───── SUPPLIED MATERIAL

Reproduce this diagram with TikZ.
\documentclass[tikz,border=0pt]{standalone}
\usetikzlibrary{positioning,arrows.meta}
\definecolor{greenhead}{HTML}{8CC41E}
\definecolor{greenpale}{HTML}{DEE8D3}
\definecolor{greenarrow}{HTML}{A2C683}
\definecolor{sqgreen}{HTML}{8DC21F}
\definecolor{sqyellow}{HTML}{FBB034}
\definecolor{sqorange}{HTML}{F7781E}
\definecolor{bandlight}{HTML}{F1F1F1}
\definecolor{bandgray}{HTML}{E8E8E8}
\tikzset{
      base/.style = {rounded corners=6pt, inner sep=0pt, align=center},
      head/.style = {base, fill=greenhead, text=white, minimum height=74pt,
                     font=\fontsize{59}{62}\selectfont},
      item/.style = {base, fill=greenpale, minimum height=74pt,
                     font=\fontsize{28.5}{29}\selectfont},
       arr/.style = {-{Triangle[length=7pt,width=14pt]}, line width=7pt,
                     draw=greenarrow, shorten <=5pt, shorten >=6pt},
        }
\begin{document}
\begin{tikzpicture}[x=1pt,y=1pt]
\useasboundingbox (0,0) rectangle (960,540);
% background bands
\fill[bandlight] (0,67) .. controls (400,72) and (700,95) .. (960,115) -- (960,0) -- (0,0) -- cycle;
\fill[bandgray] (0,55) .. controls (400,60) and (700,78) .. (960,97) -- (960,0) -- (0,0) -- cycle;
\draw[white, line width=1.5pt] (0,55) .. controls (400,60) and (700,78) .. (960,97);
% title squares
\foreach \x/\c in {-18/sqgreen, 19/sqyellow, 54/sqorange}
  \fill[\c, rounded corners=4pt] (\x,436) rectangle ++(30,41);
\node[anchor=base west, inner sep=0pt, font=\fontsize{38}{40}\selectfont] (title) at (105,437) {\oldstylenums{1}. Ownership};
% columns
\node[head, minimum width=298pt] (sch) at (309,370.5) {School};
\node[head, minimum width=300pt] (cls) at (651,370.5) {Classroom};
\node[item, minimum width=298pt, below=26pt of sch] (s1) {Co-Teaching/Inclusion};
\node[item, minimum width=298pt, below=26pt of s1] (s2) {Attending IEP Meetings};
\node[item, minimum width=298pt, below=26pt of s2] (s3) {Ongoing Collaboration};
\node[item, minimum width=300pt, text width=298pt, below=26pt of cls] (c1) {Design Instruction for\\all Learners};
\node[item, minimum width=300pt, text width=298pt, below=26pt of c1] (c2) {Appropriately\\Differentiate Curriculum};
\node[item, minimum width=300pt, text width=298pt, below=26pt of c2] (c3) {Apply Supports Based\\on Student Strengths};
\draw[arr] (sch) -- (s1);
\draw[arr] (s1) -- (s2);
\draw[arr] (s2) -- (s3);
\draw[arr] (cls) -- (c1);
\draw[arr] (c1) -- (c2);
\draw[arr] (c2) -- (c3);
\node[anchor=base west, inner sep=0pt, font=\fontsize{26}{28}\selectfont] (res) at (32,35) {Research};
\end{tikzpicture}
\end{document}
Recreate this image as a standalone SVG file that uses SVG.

──────────

All of the entries need to be reproduced exactly; please write them out.

- [OUTPUT FOR THIS EXERCISE]
Reproduce this diagram with TikZ.
\documentclass[tikz,border=0pt]{standalone}
\usetikzlibrary{positioning,arrows.meta}
\definecolor{greenhead}{HTML}{8CC41E}
\definecolor{greenpale}{HTML}{DEE8D3}
\definecolor{greenarrow}{HTML}{A2C683}
\definecolor{sqgreen}{HTML}{8DC21F}
\definecolor{sqyellow}{HTML}{FBB034}
\definecolor{sqorange}{HTML}{F7781E}
\definecolor{bandlight}{HTML}{F1F1F1}
\definecolor{bandgray}{HTML}{E8E8E8}
\tikzset{
      base/.style = {rounded corners=6pt, inner sep=0pt, align=center},
      head/.style = {base, fill=greenhead, text=white, minimum height=74pt,
                     font=\fontsize{59}{62}\selectfont},
      item/.style = {base, fill=greenpale, minimum height=74pt,
                     font=\fontsize{28.5}{29}\selectfont},
       arr/.style = {-{Triangle[length=7pt,width=14pt]}, line width=7pt,
                     draw=greenarrow, shorten <=5pt, shorten >=6pt},
        }
\begin{document}
\begin{tikzpicture}[x=1pt,y=1pt]
\useasboundingbox (0,0) rectangle (960,540);
% background bands
\fill[bandlight] (0,67) .. controls (400,72) and (700,95) .. (960,115) -- (960,0) -- (0,0) -- cycle;
\fill[bandgray] (0,55) .. controls (400,60) and (700,78) .. (960,97) -- (960,0) -- (0,0) -- cycle;
\draw[white, line width=1.5pt] (0,55) .. controls (400,60) and (700,78) .. (960,97);
% title squares
\foreach \x/\c in {-18/sqgreen, 19/sqyellow, 54/sqorange}
  \fill[\c, rounded corners=4pt] (\x,436) rectangle ++(30,41);
\node[anchor=base west, inner sep=0pt, font=\fontsize{38}{40}\selectfont] (title) at (105,437) {\oldstylenums{1}. Ownership};
% columns
\node[head, minimum width=298pt] (sch) at (309,370.5) {School};
\node[head, minimum width=300pt] (cls) at (651,370.5) {Classroom};
\node[item, minimum width=298pt, below=26pt of sch] (s1) {Co-Teaching/Inclusion};
\node[item, minimum width=298pt, below=26pt of s1] (s2) {Attending IEP Meetings};
\node[item, minimum width=298pt, below=26pt of s2] (s3) {Ongoing Collaboration};
\node[item, minimum width=300pt, text width=298pt, below=26pt of cls] (c1) {Design Instruction for\\all Learners};
\node[item, minimum width=300pt, text width=298pt, below=26pt of c1] (c2) {Appropriately\\Differentiate Curriculum};
\node[item, minimum width=300pt, text width=298pt, below=26pt of c2] (c3) {Apply Supports Based\\on Student Strengths};
\draw[arr] (sch) -- (s1);
\draw[arr] (s1) -- (s2);
\draw[arr] (s2) -- (s3);
\draw[arr] (cls) -- (c1);
\draw[arr] (c1) -- (c2);
\draw[arr] (c2) -- (c3);
\node[anchor=base west, inner sep=0pt, font=\fontsize{26}{28}\selectfont] (res) at (32,35) {Research};
\end{tikzpicture}
\end{document}
Recreate this image as a standalone SVG file that uses SVG.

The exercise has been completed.